I'm going to pre-empt this with some caveats.
1) I've been around firearms all my life
2) I was military, now work for LE
3) I own and will always
4) I am not a democrat, or progressive, I'm an unaffiliated independent who thinks both parties are FUBAR

However, I've been a little disturbed by some people refusing any way shape or form of background checks. Personally, I like selling to someone I KNOW has been at least minimally vetted. The system is far from perfect, granted, but it is a much better system than saying something like you can sniff out a bad guy during your 5 minute meeting with cash in hand and deny the sale based on your gut.

I personally believe that, without any associated government record keeping, continued use of 4473 (and prosecution of liars on the form) is a good thing.
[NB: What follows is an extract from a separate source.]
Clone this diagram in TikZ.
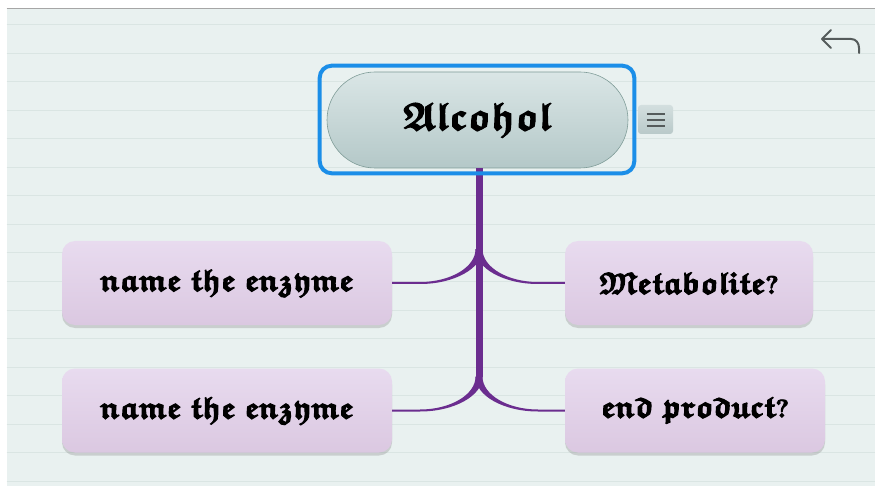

It is responsible gun ownership... how I was raised.

To sell to someone without this, in my opinion, is a behavior that should be checked. You simply cannot know if the person is a sociopath.

Force them to go to the black market, which they will always be able too... but when they do, and they go kill people, and it comes back that the gun wasn't legally purchased, it helps our cause... because the media can't say, "look how easy it is to buy guns!".

Lanza actually WAS stopped by gun control. He tried to buy in CT two days before the massacre, and was turned down.
The problem? His mother was an irresponsible creature who left guns within easy reach of an autistic kid (basically Asperger's, which is a form of Autism) with other serious problems who was obsessed with guns, violent games, and his being turned down for military service. Not good.

In 2002-2003, over 120k form 4473s led to rejection. This is a good thing. The DoJ only prosecuted less than 1% of them, however, which is a bad thing. At a minimum, we know some of those people went on to get guns, though they shouldn't have them... but, wasn't it good that all of them didn't get them? Can we work on the system and make it good, so less killings are likely, which will create better statistics to boost our argument for future occurences?

I think the knee-jerk "no compromise" position is a classic case of cutting off one's nose despite one's face.

completely agree. I don't equate 'doing the right thing' as a restriction. I hate the idea that if I were to sell a gun to someone in a private transaction that person could turn around and use it in a crime. the notion that, "well, he seemed like a nice guy in person," doesn't cut it.